Try this exercise: with your index finger, draw a box in front of you and keep going around, with sharp corners and edges. Try to pay attention to your breathing at the same time. Now compare that to what it feels like to make a circle with your finger. See how much easier it is to tune into your breathing doing circular movement? Feel how the stop and start of linear movement briefly “freezes” your nervous system as you change directions. It's this simple practice of circular movement, repeated on deeper and deeper levels, that is the key to relaxation in tai chi.

10.) Move with tranquility [Seek stillness in movement]. The external schools assume jumping about is good and they use all their energy. That is why after practice everyone pants. T'ai Chi Ch'uan uses stillness to control movement. Although one moves, there is also stillness. Therefore in practicing the form, slower is better. If it is slow, the inhalation and exhalation are long and deep and the ch'i sinks to the tan-t'ien. Naturally there is no injurious practice such as engorgement of the blood vessels. The learner should be careful to comprehend it. Then you will get the real meaning.

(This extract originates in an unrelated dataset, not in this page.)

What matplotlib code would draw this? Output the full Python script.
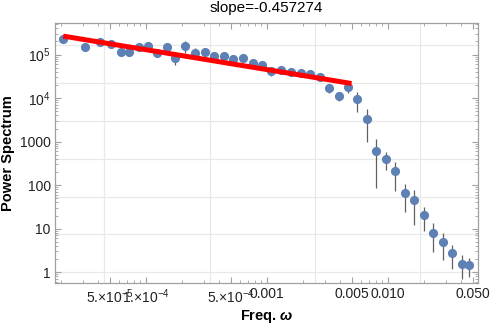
import matplotlib
matplotlib.use("Agg")
import matplotlib.pyplot as plt
import numpy as np
from matplotlib.ticker import FixedLocator, FixedFormatter, NullFormatter

plt.rcParams["font.family"] = ["Liberation Sans", "DejaVu Sans"]
plt.rcParams["mathtext.fontset"] = "custom"
plt.rcParams["mathtext.rm"] = "Liberation Sans"
plt.rcParams["mathtext.it"] = "Liberation Sans:italic"
plt.rcParams["mathtext.bf"] = "Liberation Sans:bold"
plt.rcParams["mathtext.bfit"] = "Liberation Sans:italic:bold"

# ---- data ------------------------------------------------------------------

freq = [2.07e-5, 3.13e-5, 4.17e-5, 5.14e-5, 6.21e-5, 7.24e-5, 8.81e-5, 1.03e-4,
        1.23e-4, 1.48e-4, 1.75e-4, 2.10e-4, 2.55e-4, 3.07e-4, 3.67e-4, 4.41e-4,
        5.26e-4, 6.37e-4, 7.62e-4, 9.14e-4, 1.09e-3, 1.31e-3, 1.58e-3, 1.90e-3,
        2.26e-3, 2.74e-3, 3.25e-3, 3.92e-3, 4.67e-3, 5.57e-3, 6.67e-3, 8.00e-3,
        9.61e-3, 1.15e-2, 1.38e-2, 1.65e-2, 1.99e-2, 2.37e-2, 2.85e-2, 3.40e-2,
        4.09e-2, 4.70e-2]

power = [2.23e5, 1.51e5, 1.91e5, 1.72e5, 1.16e5, 1.16e5, 1.49e5, 1.59e5,
         1.10e5, 1.51e5, 8.18e4, 1.59e5, 1.11e5, 1.12e5, 9.24e4, 9.38e4,
         7.88e4, 8.18e4, 6.48e4, 5.65e4, 4.18e4, 4.40e4, 4.03e4, 3.70e4,
         3.56e4, 3.09e4, 1.73e4, 1.11e4, 1.79e4, 9.33e3, 3.24e3, 605,
         396, 210, 64.4, 45.2, 20.4, 8.09, 4.89, 2.69,
         1.57, 1.43]

sigma = [1.5e4, 1.2e4, 1.5e4, 1.5e4, 1.2e4, 1.2e4, 1.5e4, 1.5e4,
         1.5e4, 3.5e4, 2.3e4, 5.0e4, 3.3e4, 1.2e4, 1.0e4, 1.0e4,
         8e3, 1.5e4, 8e3, 1.2e4, 9e3, 5e3, 5e3, 4e3,
         4e3, 4e3, 4300, 2700, 4800, 4560, 2270, 520,
         175, 135, 40, 33, 11.7, 5.2, 3.0, 1.53,
         0.87, 0.65]

slope = -0.457274
log_intercept = 3.283          # log10 of the fit amplitude
fit_fmax = 0.005

xtick_vals = [5e-5, 1e-4, 5e-4, 1e-3, 5e-3, 1e-2, 5e-2]
xtick_labels = [r"5.$\times$10$^{-5}$", r"1.$\times$10$^{-4}$", r"5.$\times$10$^{-4}$",
                "0.001", "0.005", "0.010", "0.050"]
ytick_vals = [1, 10, 100, 1000, 1e4, 1e5]
ytick_labels = ["1", "10", "100", "1000", r"10$^4$", r"10$^5$"]

# ---- plot ------------------------------------------------------------------

fig = plt.figure(figsize=(4.91, 3.25), dpi=100)
ax = fig.add_axes([0.112, 0.129, 0.8615, 0.800])
ax.set_xscale("log")
ax.set_yscale("log")
ax.set_xlim(1.77e-5, 0.0555)
ax.set_ylim(0.56, 5.3e5)

# Mathematica-style grid at even powers of e
for n in range(-10, -3, 2):
    ax.axvline(np.exp(n), color="#e8e8e8", lw=0.9, zorder=0)
for n in range(0, 14, 2):
    ax.axhline(np.exp(n), color="#e8e8e8", lw=0.9, zorder=0)

f = np.array(freq)
p = np.array(power)
s = np.array(sigma)
ax.errorbar(f, p, yerr=s, fmt="none", ecolor="#606060", elinewidth=0.9,
            capsize=0, zorder=2)
ax.plot(f, p, "o", color="#5E81B5", ms=6.6, mec="none", zorder=3)

fit_f = np.array([f[0], fit_fmax])
ax.plot(fit_f, 10 ** (log_intercept + slope * np.log10(fit_f)),
        color="#ff0000", lw=3.6, solid_capstyle="butt", zorder=4)

ax.set_title(f"slope={slope}", fontsize=11, pad=8)

ax.xaxis.set_major_locator(FixedLocator(xtick_vals))
ax.xaxis.set_major_formatter(FixedFormatter(xtick_labels))
minor_x = [m * 10.0 ** e for e in range(-5, -1) for m in range(1, 10)]
ax.xaxis.set_minor_locator(FixedLocator([v for v in minor_x if v not in xtick_vals]))
ax.xaxis.set_minor_formatter(NullFormatter())
ax.yaxis.set_major_locator(FixedLocator(ytick_vals))
ax.yaxis.set_major_formatter(FixedFormatter(ytick_labels))
minor_y = [m * 10.0 ** e for e in range(-1, 6) for m in range(2, 10)]
ax.yaxis.set_minor_locator(FixedLocator(minor_y))
ax.yaxis.set_minor_formatter(NullFormatter())

ax.tick_params(which="both", direction="in", top=True, right=True,
               color="#a0a0a0", labelcolor="#222222", labelsize=10)
ax.tick_params(which="major", length=4.5, width=0.8, pad=3)
ax.tick_params(which="minor", length=2.5, width=0.6)
for sp in ax.spines.values():
    sp.set_color("#a0a0a0")
    sp.set_linewidth(0.9)

ax.set_xlabel(r"Freq. $\mathbfit{\omega}$", fontsize=10.5, fontweight="bold", va="center")
ax.xaxis.set_label_coords(0.5, -0.127)
ax.set_ylabel("Power Spectrum", fontsize=10.5, fontweight="bold", va="center")
ax.yaxis.set_label_coords(-0.111, 0.5)

fig.savefig("out.png", dpi=100)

Often, when people start learning tai chi, they think “ok, I'm going to get this right”, as if doing the movement perfectly once was the end goal and they could stop there. That's the completely wrong way to think about it. In tai chi, you are setting up a state or a condition where all of the postural alignments, layers of relaxation, and continuity of movement can gel. Your goal is to experience that state, returning to it again and again, “seeking stillness in movement”. Daily practice, when you enter this state, becomes a major recharge and even when you are doing tai chi as a way to get better at something else, the nourishing, refreshing experience of doing the practice slowly becomes the goal itself.